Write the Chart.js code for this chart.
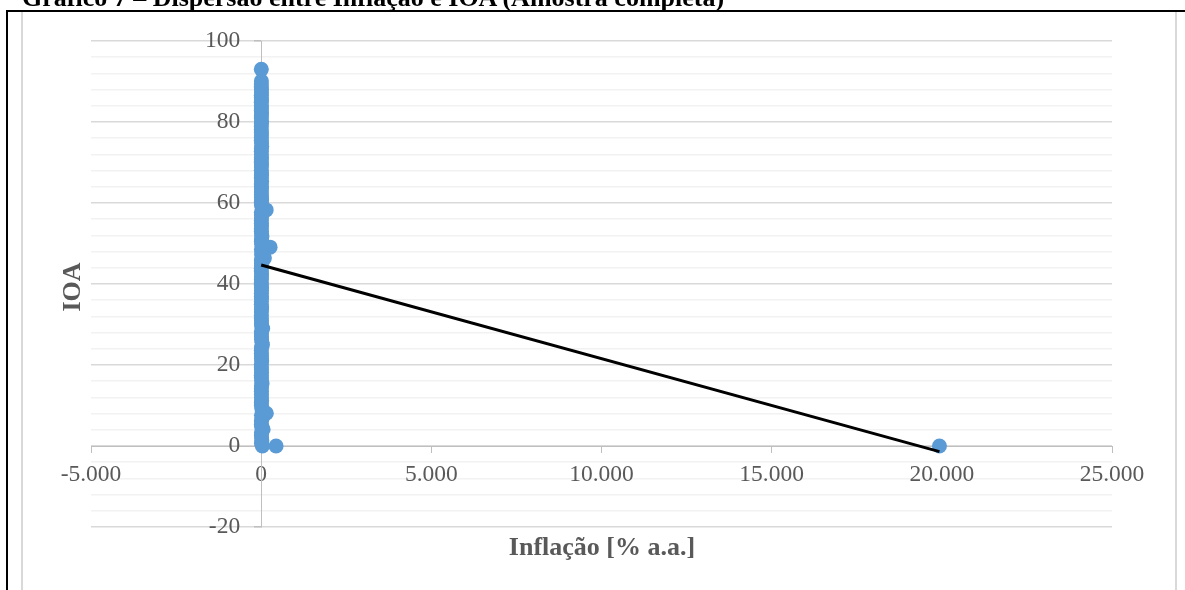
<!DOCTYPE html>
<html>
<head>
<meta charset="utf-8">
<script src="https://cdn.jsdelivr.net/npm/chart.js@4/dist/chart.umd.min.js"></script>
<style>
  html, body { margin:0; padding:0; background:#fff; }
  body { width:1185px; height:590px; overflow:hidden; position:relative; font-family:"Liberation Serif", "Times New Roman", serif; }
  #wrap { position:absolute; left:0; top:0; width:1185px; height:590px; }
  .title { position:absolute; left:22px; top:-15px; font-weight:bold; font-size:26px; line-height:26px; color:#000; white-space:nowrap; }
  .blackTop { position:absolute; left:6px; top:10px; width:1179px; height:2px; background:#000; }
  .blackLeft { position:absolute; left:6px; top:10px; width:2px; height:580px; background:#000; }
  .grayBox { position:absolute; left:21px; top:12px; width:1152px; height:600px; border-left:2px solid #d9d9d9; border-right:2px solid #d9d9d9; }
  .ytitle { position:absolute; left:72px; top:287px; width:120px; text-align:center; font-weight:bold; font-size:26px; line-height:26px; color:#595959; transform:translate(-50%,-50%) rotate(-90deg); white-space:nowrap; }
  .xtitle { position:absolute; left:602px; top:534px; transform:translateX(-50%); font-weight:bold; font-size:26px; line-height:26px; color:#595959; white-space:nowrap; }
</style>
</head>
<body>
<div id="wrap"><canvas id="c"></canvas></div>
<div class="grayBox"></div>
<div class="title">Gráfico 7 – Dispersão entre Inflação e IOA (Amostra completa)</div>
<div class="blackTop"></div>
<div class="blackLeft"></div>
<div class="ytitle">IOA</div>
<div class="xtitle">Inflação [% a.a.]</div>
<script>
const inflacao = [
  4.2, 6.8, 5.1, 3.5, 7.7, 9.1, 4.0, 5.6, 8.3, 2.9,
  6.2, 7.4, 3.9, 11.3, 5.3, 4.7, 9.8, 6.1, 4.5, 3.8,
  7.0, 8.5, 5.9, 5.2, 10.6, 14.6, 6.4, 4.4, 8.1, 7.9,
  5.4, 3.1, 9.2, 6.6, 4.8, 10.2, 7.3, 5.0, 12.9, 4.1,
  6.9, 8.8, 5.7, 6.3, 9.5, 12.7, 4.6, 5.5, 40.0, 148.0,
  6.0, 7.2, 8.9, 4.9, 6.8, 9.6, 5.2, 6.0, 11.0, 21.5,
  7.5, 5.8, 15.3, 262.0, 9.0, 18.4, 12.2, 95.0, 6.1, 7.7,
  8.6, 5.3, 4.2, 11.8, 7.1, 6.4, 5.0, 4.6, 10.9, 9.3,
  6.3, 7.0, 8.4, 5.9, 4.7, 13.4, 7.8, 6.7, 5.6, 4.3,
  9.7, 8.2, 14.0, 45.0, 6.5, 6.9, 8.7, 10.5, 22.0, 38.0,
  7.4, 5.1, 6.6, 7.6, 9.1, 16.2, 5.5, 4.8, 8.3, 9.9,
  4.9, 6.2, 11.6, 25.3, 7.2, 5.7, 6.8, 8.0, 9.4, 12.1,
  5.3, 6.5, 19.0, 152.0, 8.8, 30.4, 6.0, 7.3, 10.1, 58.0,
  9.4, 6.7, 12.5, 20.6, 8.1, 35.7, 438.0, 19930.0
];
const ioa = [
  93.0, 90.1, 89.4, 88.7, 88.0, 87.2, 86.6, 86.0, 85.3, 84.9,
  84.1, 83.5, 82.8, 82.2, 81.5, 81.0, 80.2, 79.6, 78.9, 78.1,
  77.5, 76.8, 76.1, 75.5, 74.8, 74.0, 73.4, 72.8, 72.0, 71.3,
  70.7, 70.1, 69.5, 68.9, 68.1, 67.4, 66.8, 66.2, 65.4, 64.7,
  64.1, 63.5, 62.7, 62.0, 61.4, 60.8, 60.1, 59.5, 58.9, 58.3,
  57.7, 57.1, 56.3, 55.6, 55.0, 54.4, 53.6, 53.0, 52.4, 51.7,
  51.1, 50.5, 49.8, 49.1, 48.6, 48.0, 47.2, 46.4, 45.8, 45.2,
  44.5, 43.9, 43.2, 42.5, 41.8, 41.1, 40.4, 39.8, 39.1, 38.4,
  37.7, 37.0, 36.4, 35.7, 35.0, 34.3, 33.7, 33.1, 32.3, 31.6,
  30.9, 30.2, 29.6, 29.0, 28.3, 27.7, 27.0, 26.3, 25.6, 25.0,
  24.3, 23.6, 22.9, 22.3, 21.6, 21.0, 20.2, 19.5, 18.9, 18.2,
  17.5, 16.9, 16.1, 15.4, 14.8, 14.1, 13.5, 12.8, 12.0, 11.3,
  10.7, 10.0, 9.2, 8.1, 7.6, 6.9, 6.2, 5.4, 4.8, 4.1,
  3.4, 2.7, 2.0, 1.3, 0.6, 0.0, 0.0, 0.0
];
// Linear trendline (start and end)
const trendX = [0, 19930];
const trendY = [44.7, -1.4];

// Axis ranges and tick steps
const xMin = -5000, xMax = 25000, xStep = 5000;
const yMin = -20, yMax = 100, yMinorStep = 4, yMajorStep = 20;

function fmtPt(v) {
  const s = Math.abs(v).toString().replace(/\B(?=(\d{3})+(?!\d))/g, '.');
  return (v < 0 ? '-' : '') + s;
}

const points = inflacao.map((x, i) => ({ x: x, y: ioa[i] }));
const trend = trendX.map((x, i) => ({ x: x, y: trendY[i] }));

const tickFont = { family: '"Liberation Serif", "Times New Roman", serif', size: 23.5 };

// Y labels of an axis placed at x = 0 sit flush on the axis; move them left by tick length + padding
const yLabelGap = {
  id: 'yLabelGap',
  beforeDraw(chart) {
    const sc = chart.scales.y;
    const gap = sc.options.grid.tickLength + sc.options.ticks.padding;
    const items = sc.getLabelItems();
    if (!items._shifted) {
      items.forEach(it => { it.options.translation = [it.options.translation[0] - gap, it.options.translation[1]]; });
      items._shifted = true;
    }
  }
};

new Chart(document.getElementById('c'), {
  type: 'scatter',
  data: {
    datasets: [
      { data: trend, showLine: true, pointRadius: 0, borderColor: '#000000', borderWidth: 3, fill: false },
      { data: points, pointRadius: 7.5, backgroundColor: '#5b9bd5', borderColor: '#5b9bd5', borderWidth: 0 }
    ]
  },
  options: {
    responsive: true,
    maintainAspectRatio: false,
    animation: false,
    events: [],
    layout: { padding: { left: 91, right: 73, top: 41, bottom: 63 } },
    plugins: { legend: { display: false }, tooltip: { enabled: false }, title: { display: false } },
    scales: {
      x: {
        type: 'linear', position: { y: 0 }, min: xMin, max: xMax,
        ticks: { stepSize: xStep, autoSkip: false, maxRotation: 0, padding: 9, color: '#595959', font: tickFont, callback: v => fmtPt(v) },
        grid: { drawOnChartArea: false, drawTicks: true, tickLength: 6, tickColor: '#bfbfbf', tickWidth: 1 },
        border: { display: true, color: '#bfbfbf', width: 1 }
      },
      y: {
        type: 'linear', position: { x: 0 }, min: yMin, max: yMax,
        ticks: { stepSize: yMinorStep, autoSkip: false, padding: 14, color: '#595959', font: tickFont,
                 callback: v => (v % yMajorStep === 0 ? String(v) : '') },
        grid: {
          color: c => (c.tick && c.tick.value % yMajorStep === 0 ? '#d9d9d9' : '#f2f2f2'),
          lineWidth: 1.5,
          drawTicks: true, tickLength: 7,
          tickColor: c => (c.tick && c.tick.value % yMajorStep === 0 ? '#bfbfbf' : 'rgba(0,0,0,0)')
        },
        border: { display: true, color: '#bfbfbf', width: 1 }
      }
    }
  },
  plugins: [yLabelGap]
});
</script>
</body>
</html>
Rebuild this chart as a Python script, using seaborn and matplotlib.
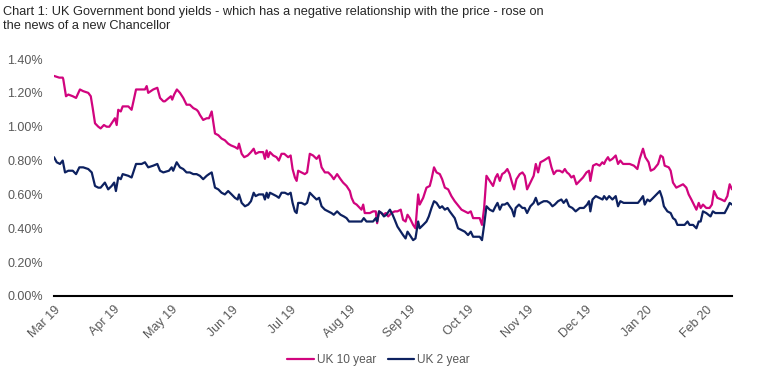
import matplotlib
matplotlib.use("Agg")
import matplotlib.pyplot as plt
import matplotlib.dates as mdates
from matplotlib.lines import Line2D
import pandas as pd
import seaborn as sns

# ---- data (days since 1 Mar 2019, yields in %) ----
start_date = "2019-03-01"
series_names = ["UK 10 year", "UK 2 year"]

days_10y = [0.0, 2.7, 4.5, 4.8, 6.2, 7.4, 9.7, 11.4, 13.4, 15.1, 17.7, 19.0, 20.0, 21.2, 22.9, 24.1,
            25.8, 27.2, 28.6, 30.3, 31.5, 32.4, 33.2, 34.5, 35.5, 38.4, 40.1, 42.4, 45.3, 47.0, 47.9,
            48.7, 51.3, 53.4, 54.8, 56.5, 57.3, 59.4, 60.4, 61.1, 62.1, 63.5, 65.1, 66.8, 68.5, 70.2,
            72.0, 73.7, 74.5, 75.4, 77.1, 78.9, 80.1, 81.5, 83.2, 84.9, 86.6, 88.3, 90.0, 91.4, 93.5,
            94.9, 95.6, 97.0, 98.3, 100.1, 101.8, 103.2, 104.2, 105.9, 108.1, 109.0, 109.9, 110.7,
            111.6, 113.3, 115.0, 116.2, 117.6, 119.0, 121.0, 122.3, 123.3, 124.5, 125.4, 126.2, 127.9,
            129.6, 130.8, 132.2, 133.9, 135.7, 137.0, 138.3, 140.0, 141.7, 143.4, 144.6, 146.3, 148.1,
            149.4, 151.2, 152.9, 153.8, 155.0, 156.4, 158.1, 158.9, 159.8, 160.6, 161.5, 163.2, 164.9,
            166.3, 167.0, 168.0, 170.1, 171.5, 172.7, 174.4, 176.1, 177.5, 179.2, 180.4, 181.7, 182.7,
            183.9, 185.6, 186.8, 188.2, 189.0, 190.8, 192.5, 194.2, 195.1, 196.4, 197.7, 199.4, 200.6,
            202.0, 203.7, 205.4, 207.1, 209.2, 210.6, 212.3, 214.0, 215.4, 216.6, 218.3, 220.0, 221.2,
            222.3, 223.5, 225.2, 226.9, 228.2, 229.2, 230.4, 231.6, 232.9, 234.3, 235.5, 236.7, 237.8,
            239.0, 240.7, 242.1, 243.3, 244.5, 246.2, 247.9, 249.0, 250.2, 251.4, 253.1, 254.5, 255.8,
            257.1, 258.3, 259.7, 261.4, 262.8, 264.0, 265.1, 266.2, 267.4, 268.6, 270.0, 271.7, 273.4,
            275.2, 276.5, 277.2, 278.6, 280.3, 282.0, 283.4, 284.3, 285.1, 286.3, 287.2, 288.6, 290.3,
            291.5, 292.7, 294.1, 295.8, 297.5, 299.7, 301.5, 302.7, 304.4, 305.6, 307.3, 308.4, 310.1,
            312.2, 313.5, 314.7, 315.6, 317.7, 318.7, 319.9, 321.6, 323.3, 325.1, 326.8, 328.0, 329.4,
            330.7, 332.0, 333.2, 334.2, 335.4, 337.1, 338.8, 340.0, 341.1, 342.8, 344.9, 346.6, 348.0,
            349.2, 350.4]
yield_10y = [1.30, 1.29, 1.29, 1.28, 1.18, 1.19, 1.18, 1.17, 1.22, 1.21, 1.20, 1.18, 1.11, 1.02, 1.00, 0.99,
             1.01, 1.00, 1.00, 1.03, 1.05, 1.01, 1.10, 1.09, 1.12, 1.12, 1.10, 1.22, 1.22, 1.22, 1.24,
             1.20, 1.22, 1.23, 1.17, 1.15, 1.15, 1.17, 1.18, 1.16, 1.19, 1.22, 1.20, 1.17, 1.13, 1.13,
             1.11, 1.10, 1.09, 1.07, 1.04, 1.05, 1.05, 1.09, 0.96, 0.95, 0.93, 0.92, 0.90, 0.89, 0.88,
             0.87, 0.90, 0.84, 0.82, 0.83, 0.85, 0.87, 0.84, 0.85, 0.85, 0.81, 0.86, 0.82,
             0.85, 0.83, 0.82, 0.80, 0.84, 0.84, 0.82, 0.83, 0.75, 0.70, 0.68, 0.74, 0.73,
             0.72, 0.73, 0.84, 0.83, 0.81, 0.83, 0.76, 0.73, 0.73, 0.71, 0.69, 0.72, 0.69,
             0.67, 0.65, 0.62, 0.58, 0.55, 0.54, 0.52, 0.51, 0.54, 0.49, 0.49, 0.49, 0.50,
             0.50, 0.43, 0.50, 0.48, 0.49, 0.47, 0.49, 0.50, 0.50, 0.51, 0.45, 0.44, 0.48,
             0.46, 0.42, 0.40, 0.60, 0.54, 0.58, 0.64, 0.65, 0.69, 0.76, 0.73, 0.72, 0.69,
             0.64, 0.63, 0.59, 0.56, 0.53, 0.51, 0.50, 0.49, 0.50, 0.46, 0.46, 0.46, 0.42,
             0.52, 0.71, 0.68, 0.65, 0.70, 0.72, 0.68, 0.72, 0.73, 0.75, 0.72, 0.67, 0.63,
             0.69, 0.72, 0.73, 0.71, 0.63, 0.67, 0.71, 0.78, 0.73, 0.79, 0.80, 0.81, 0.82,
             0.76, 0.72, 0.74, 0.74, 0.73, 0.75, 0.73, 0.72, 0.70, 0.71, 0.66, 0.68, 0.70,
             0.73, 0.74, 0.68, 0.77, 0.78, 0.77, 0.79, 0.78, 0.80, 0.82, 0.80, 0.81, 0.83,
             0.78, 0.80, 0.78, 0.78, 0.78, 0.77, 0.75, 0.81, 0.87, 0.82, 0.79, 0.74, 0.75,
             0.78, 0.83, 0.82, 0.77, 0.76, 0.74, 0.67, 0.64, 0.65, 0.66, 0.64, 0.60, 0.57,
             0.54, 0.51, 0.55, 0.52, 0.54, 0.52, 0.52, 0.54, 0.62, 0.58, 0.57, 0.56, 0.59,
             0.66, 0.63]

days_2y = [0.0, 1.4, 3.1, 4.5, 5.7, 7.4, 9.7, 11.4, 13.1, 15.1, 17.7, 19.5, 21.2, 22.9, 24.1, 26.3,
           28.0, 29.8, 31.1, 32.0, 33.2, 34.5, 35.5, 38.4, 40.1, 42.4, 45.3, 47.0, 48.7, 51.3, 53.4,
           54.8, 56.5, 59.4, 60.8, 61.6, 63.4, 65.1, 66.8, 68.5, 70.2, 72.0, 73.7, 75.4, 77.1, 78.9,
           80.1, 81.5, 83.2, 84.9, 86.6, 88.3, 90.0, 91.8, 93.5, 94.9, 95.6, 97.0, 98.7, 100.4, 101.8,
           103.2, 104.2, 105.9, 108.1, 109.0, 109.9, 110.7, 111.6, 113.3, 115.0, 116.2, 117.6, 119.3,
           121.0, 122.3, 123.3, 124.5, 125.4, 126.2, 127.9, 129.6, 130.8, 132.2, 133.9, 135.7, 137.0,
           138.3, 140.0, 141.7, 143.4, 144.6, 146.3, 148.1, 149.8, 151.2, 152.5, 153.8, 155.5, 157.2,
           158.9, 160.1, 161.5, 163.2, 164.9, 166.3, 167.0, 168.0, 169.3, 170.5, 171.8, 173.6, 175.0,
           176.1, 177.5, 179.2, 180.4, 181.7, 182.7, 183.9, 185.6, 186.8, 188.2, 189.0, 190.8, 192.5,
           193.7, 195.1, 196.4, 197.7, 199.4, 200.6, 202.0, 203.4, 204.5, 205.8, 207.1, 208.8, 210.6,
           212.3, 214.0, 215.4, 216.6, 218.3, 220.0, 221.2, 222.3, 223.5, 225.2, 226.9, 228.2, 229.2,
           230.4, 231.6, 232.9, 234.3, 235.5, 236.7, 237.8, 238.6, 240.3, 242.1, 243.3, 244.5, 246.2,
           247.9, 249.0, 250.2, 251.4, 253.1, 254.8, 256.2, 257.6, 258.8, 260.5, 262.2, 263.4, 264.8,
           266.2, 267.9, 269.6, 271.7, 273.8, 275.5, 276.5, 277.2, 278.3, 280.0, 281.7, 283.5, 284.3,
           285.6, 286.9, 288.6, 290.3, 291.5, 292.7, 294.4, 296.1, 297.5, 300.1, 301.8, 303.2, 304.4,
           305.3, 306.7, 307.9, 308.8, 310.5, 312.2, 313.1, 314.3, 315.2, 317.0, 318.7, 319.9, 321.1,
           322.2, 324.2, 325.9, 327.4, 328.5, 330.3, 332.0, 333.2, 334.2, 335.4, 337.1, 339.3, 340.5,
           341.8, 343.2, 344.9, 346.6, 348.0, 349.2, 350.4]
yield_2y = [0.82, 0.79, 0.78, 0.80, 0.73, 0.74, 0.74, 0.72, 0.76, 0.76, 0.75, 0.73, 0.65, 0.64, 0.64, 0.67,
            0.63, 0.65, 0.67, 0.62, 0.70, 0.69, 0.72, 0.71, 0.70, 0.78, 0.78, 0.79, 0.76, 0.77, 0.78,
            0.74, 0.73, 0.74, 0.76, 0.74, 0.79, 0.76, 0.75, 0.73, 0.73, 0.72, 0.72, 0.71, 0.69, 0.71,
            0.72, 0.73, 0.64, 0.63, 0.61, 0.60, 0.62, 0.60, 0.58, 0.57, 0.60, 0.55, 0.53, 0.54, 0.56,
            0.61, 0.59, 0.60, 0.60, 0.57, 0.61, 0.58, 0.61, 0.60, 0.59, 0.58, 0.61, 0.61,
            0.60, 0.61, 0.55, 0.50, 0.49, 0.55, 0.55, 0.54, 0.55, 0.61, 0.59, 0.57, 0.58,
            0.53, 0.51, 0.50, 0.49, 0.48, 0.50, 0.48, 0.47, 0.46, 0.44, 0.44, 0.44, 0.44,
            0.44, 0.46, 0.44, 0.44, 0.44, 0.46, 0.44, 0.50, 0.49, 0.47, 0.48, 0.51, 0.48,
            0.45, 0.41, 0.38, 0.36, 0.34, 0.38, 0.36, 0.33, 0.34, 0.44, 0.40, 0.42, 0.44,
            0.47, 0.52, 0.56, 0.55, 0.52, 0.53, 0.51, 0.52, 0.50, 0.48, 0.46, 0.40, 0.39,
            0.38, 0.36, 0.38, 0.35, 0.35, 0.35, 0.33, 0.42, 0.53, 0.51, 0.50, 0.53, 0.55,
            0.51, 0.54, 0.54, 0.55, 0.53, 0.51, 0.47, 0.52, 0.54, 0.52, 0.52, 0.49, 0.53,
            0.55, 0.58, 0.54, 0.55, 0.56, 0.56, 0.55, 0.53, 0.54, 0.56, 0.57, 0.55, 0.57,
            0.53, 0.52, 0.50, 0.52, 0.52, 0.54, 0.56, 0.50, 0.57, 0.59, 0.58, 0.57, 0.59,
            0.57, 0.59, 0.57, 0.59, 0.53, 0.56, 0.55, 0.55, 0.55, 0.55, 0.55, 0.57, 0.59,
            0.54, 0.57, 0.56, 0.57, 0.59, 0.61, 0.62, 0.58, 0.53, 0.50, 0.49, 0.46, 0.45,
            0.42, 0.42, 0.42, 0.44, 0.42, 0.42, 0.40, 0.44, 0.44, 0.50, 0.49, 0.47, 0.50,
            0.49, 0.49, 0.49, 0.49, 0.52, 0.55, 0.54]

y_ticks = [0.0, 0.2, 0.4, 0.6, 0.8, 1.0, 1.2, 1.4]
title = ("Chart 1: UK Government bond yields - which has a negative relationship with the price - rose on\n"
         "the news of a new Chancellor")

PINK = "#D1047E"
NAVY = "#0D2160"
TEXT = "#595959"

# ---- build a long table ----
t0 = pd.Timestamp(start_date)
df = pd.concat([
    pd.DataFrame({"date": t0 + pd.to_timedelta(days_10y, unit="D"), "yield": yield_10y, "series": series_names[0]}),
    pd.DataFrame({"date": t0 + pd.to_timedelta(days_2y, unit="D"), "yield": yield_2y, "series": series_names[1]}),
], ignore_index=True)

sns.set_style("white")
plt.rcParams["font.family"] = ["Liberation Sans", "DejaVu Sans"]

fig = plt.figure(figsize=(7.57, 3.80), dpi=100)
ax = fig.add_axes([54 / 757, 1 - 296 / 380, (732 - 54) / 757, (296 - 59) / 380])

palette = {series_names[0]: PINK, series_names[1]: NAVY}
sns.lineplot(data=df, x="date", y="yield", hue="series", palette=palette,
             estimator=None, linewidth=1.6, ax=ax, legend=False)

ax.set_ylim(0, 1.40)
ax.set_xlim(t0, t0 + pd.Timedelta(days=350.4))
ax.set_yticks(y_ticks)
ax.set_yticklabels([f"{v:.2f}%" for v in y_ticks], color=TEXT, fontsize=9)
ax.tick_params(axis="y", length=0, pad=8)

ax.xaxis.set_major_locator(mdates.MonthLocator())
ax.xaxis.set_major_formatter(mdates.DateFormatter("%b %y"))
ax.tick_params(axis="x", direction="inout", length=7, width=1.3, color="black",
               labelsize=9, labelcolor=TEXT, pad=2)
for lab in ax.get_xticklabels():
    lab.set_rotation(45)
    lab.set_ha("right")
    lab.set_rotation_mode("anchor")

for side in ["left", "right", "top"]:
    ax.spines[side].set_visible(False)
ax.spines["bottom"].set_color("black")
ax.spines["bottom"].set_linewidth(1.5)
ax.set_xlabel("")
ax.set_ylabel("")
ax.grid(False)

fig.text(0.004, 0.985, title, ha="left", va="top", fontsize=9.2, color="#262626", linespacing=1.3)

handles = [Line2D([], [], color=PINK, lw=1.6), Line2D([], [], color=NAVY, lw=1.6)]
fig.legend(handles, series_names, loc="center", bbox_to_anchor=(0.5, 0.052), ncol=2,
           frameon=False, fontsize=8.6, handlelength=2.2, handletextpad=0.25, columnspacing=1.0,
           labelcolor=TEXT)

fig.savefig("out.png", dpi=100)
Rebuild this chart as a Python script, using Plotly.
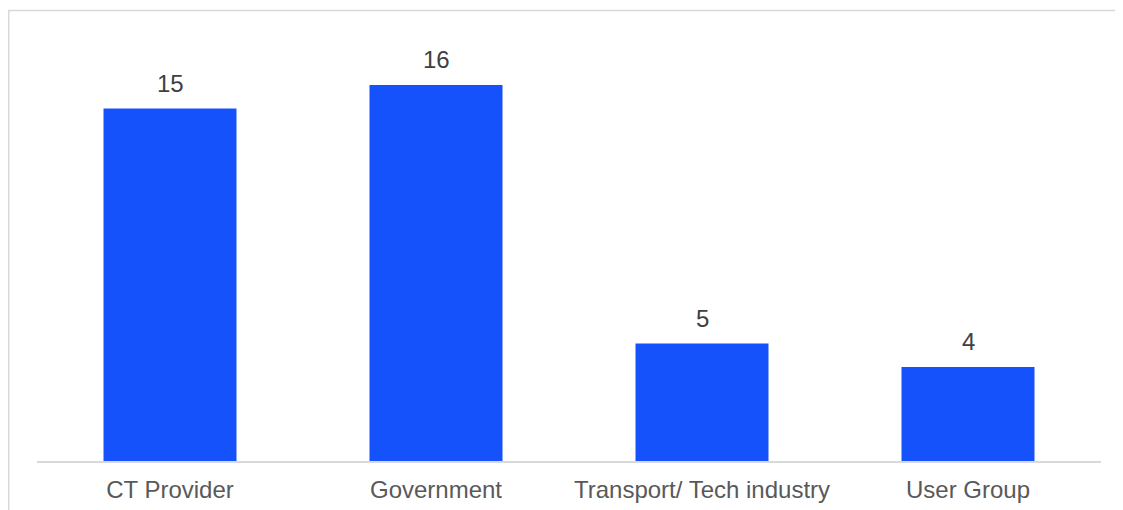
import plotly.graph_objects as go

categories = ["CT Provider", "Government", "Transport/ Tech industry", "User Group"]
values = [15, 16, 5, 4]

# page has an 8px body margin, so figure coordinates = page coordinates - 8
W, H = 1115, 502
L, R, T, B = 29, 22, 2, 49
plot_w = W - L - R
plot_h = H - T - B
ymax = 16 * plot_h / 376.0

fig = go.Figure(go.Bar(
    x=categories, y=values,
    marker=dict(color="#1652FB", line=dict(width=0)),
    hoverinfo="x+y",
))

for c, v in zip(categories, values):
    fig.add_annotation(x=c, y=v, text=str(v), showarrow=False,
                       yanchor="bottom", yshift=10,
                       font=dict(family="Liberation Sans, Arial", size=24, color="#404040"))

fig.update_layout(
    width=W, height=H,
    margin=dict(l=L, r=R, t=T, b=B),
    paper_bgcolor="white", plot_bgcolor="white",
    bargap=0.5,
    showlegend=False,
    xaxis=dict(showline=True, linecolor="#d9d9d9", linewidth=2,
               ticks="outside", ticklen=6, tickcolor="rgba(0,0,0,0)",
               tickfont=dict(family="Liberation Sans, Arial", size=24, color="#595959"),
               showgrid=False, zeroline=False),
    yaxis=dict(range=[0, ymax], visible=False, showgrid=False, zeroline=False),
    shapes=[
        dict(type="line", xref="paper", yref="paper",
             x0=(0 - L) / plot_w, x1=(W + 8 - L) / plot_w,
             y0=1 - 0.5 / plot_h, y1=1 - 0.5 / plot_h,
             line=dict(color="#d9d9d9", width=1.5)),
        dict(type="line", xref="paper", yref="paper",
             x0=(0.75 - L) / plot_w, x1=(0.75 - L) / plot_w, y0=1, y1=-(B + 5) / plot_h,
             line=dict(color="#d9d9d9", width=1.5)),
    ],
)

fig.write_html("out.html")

▸ **The task**
What is the number of lines containing "Python"? Give that number only.

▸ **Written reply**
2